Up to press time yesterday, the JPS had not responded to questions from The Sunday Gleaner about its debt with the REP.
In the meantime, Paulwell said the Government intends to access funds under the PetroCaribe agreement for the use of renewable energy.
"The intention is to use renewable energy to provide electricity to areas where it would be uneconomic for the grid to service," said Paulwell.
Education short-changed - Thwaites
Education Minister Ronnie Thwaites is claiming that Jamaica has been short-changed by an unfocused allocation of resources in the education system.
Pointing to an example, Thwaites said the country has provided the education system with several mathematics teachers who are better trained to perform the roles of guidance counsellors.
Thwaites, who was addressing the Standing Finance Committee of Parliament last week, said there are a vast number of student-teachers in the system who are upgrading themselves with many being trained in guidance and counselling but who are teaching mathematics.
"That doesn't make sense, and they are getting an advance pay because they have upgraded their qualifications," added Thwaites.
He was responding to a call from North West St James Member of Parliament Dr Horace Chang for a more targeted use of the country's educational resources at the tertiary level.
least expensive course
"We are getting hundreds of very bright people but they choose a course that is least expensive," Chang said.
He argued that many students, especially the less privileged in the society, because of cost factors, decide to choose bad courses.
"Some of those courses are required but most of them are liberal arts courses which are less expensive than technical subjects and we are finding that when they leave school they cannot get jobs or pay loans," said Chang.
Thwaites quickly agreed with Chang.
"Our human-power needs require that we be far more focussed and targeted."
The education minister announced that his ministry will be partnering with the ministry of labour to determine those professions which are most required for national development.
"We must prioritise our grant of scholarships and student loans to those areas," Thwaites said.
He said universities will cease getting subsidies by virtue of their existence.
"The universities' grant must also be tailored to national human-power needs and towards targeted research and development," said Thwaites.
He added: "The taxpayers require that."
It is not the first time that a government has signalled an intention to redirect funding for tertiary education into the most critical areas.
In 2009, then Prime Minister Bruce Golding said the Government would be seeking to influence the Students' Loan Bureau to offer loans at cheaper rates for certain disciplines.
"We are going to offer preferential terms for those areas of study that we feel are in national demand, and we are also going to improve access to those funds," the then prime minister said.
"The Students' Loan Bureau is faced with a dilemma.
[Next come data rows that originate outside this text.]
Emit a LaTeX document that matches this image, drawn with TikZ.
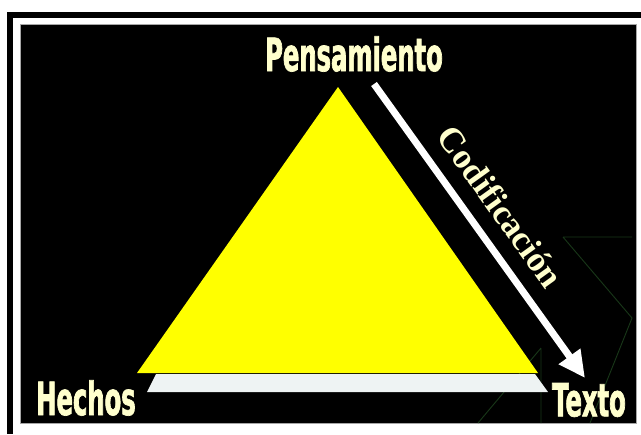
\documentclass[tikz,border=0pt]{standalone}
\usepackage{xcolor}
\usepackage{fontspec}
\usepackage{tikz}
\usetikzlibrary{arrows.meta}

\newfontfamily\etiqfont[FakeStretch=0.53,FakeBold=1.5]{DejaVu Sans}
\newfontfamily\codfont{Liberation Serif}
\definecolor{crema}{RGB}{255,255,205}
\definecolor{amarillo}{RGB}{255,255,0}
\definecolor{blancoazul}{RGB}{238,243,243}
\definecolor{verdeosc}{RGB}{24,54,24}

\begin{document}
\begin{tikzpicture}[x=0.03cm,y=-0.03cm,
  etiqueta/.style={text=crema, inner sep=0pt,
    font=\etiqfont\bfseries\fontsize{39}{39}\selectfont},
  flecha/.style={draw=white, line width=6pt,
    -{Triangle[length=0.8cm,width=0.75cm]}}]
\useasboundingbox (0,0) rectangle (641,434);

%% marco y fondo negro %%%%%%%
\fill[black] (7,12) rectangle (641,18);
\fill[black] (7,12) rectangle (13,434);
\fill[black, draw=gray!70, line width=0.6pt] (20,24) rectangle (636,423);

%% lineas verdes del fondo
\draw[verdeosc, line width=0.8pt] (563,237) -- (632,237)
  (563,237) -- (632,318) -- (590,423)
  (541,348) -- (541,423) (541,348) -- (478,423);

%% triangulo (x1 , y1)(x2 , y2)(x3 , y3)
\fill[blancoazul] (156,374) -- (535,374) -- (548,392) -- (147,392) -- cycle;
\fill[amarillo] (137,373) -- (338,87) -- (538,373) -- cycle;

%% vertices %%%%%%%%%%%%%%%%%%%
\node[etiqueta] (pens) at (354,54) {Pensamiento};
\node[etiqueta] (hech) at (86,398) {Hechos};
\node[etiqueta] (texto) at (589,400) {Texto};

%% flecha de codificacion
\coordinate (codini) at (374,84);
\coordinate (codfin) at (585,378);
\draw[flecha] (codini) -- (codfin)
  node[pos=0.48, sloped, above=3.5mm, text=crema,
    font=\codfont\bfseries\fontsize{30}{30}\selectfont] {Codificación};
\end{tikzpicture}
\end{document}
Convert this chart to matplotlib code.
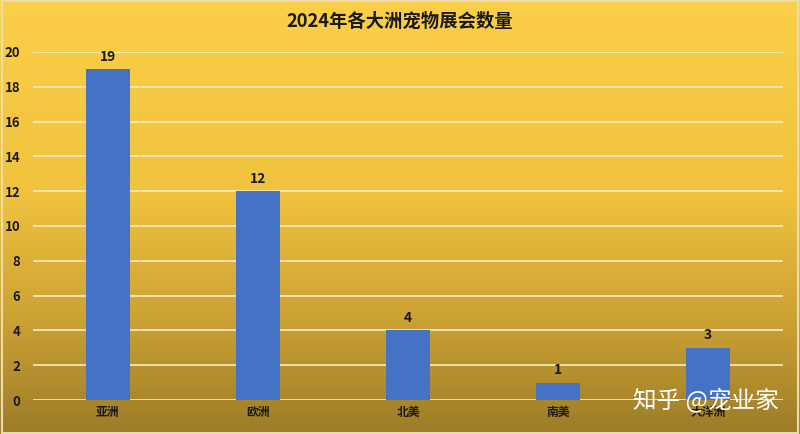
import matplotlib
matplotlib.use("Agg")
import matplotlib.pyplot as plt
import numpy as np
from matplotlib.colors import LinearSegmentedColormap

plt.rcParams['font.family'] = ['Noto Sans CJK SC', 'DejaVu Sans']

categories = ['亚洲', '欧洲', '北美', '南美', '大洋洲']
values = [19, 12, 4, 1, 3]
yticks = [0, 2, 4, 6, 8, 10, 12, 14, 16, 18, 20]
title = '2024年各大洲宠物展会数量'
watermark = '知乎 @宠业家'

fig = plt.figure(figsize=(8, 4.34), dpi=100)

# gradient background
bg = fig.add_axes([0, 0, 1, 1], zorder=-10)
cmap = LinearSegmentedColormap.from_list('bg', [(0.0, '#fbd048'), (0.45, '#f0c23e'), (0.75, '#caa034'), (1.0, '#9c7c28')])
grad = np.linspace(0, 1, 256).reshape(-1, 1)
bg.imshow(grad, aspect='auto', cmap=cmap, extent=[0, 1, 0, 1], origin='upper')
bg.set_xlim(0, 1); bg.set_ylim(0, 1)
bg.axis('off')
bg.add_patch(plt.Rectangle((0.002, 0.003), 0.996, 0.994, fill=False, edgecolor='#e8dcb0', lw=1.5, transform=bg.transAxes))

ax = fig.add_axes([0.041, 0.0783, 0.938, 0.802])
ax.patch.set_alpha(0)
x = np.arange(len(categories))
ax.bar(x, values, width=0.29, color='#4472c4', zorder=3)
ax.set_xlim(-0.5, len(categories) - 0.5)
ax.set_ylim(0, 20)
ax.set_yticks(yticks)
ax.set_yticklabels([str(t) for t in yticks], fontsize=9.5, fontweight='bold', color='#1a1a1a')
ax.set_xticks(x)
ax.set_xticklabels(categories, fontsize=8.5, fontweight='bold', color='#1a1a1a')
ax.tick_params(axis='x', length=0, pad=4)
ax.tick_params(axis='y', length=0, pad=9)
ax.grid(axis='y', color='#f5ecc8', lw=1.2, zorder=1)
for s in ax.spines.values():
    s.set_visible(False)
for xi, v in zip(x, values):
    ax.annotate(str(v), (xi, v), xytext=(0, 4), textcoords='offset points',
                ha='center', va='bottom', fontsize=10, fontweight='bold', color='#1a1a1a')

fig.text(0.5, 0.950, title, ha='center', va='center', fontsize=13.2, fontweight='bold', color='#1a1a1a')
fig.text(0.973, 0.080, watermark, ha='right', va='center', fontsize=17, color='white')

fig.savefig('out.png', dpi=100)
They are financing studies for students, many of whom, having qualified, are unable to find employment and therefore unable to pay back the money, and they become the subject of some persistent pressure from the Students' Loan Bureau to pay back," added Golding.
"But at the same time, within the public sector and the private sector ... we have a critical skill shortage that makes it difficult for us to deliver services."
Not so sweet
Sugar production down this year despite privatisation
Mark Titus, Gleaner Writer
Western Bureau:The increase in output that was expected as a result of privatisation of the local sugar industry has not materialised.
The Sunday Gleaner has confirmed that the yield for the 2011-12 crop, which will end in three weeks, will be substantially lower than the 2010-11 output.
However some stakeholders in the sector are confident that the 2012-2013 crop will bring the kind of improvement they were hoping for this year.
"We had an expectation that our output would have risen from 139,000 tonnes (last year) to somewhere in the region of 157,000 tonnes this year," said Allan Rickards, chairman of the All Island Jamaica Cane Farmers Association.
According to Rickards, he now expects the final output to be between 135,000 and 137,000 tonnes that some industry experts are now projecting.
"My view is that we will not be getting more than 132,000 tonnes of sugar for this year," said Rickards.
"But this is all due to the weather that prevented the producers from making more sugar than they have," he added
According to data obtained by The Sunday Gleaner, the Frome Sugar Estate in Westmoreland, Golden Grove in St Thomas, Monymusk in Clarendon, Worthy Park in St Catherine, Long Pond in Trelawny and Appleton Estate in St Elizabeth, produced a combined total of 120,088 tonnes at last count on Tuesday, May 15.
Over the corresponding period from the 2010-2011 crop, some 121,181 tonnes were produced.
Frome is the only one of the six factories to complete its season, finishing with 32,920 tonnes in April.
Long Pond has struggled to a mere 2,435 tonnes in 69 days as its miserable season continues.
To date, Appleton Estate has produced 26,369 tonnes; Worthy Park 19,146 tonnes; Golden Grove 14,790 tonnes and Monymusk 24,428 tonnes.
Confirming the projected reduction in output for the year, Karl James, general manager of Jamaica Cane Products Sales (JCPS) are now watching the weather to determine if they should continue the season.
"Based on what I have received from the producers, it looks to me that we are going to be down somewhat," James told The Sunday Gleaner.
"They (the producers) are weighing their options, whether or not they should stop, but if the rain holds we could end up with about 134,000 to 137,000 tonnes."
JCPS, the marketing arm of the Sugar Industry Authority, has also had to backtrack on its plan to supply the domestic market with between 40,000 and 60,000 tonnes of brown sugar it requires annually.
Only a fraction of that amount was available for domestic consumption with imports from Guyana making up the shortfall.